Shannon’s theory concerns how a message created at one point in space can be reproduced at another point in space. He calls the conduit for such a process a *channel* and the limits imposed by the universe on this process the *channel capacity*.

The capacity of a communications channel is hugely important idea. It tells you, among other things, the rate at which you can send information from one location to another, without loss. If you’ve ever made a phone call, watched television or surfed the internet you’ll have benefited from the work associated with this idea.

In recent years, our ideas about communication have been transformed by the possibility of using quantum particles to carry information. When that happens the strange rules of quantum mechanics govern what can and cannot be sent from one region of space to another. This kind of thinking has has spawned the entirely new fields of quantum communication and quantum computing.
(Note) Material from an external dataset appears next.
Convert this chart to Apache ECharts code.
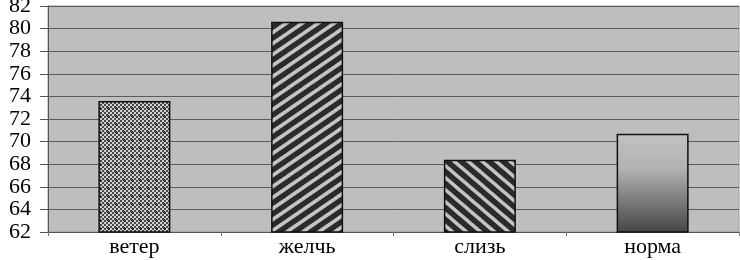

But ask a physicist what the capacity is of a quantum information channel and she’ll stare at the floor and shuffle her feet. Despite years of trying, nobody has been able to update Shannon’s theory of communication with a quantum version.

Which is why a paper today on the arXiv is so exciting. Graeme Smith at the IBM Watson Research Center in Yorktown Heights NY (a lab that has carried the torch for this problem) and Jon Yard from Los Alamos National Labs have made what looks to be an important breakthrough by calculating that two zero-capacity quantum channels can have a nonzero capacity when used together.

That’s interesting because it indicates that physicists may have been barking up the wrong tree with this problem: perhaps the quantum capacity of a channel does not uniquely specify its ability for transmitting quantum information. And if not, what else is relevant?

That’s going to be a stepping stone to some interesting new thinking in the coming months and years. Betcha!

Ref: arxiv.org/abs/0807.4935: Quantum Communication With Zero-Capacity Channels

Page 582 of my 2004 printing of “Quantum Computation and Quantum information” by Nielsen and Chuang (ISBN 0 521 63503 9), Figure 12.11 has the following text:

“Classically, if we have two very noisy channels of zero capacity running side by side, then the combined channel has zero capacity to send information. Quantum mechanically, reversing one of the zero capacity channels can actually allow us to send information!”

Soo…. what’s the “meat” here? I’m assuming this isn’t a rediscovery, haven’t read the preprint yet

Don’t get me wrong, it’s very cool and weird regardless.

It seems it works as well on Horodecki channels with 0 negative information capacity equally as well as it does on channels with 0 positive information capacity.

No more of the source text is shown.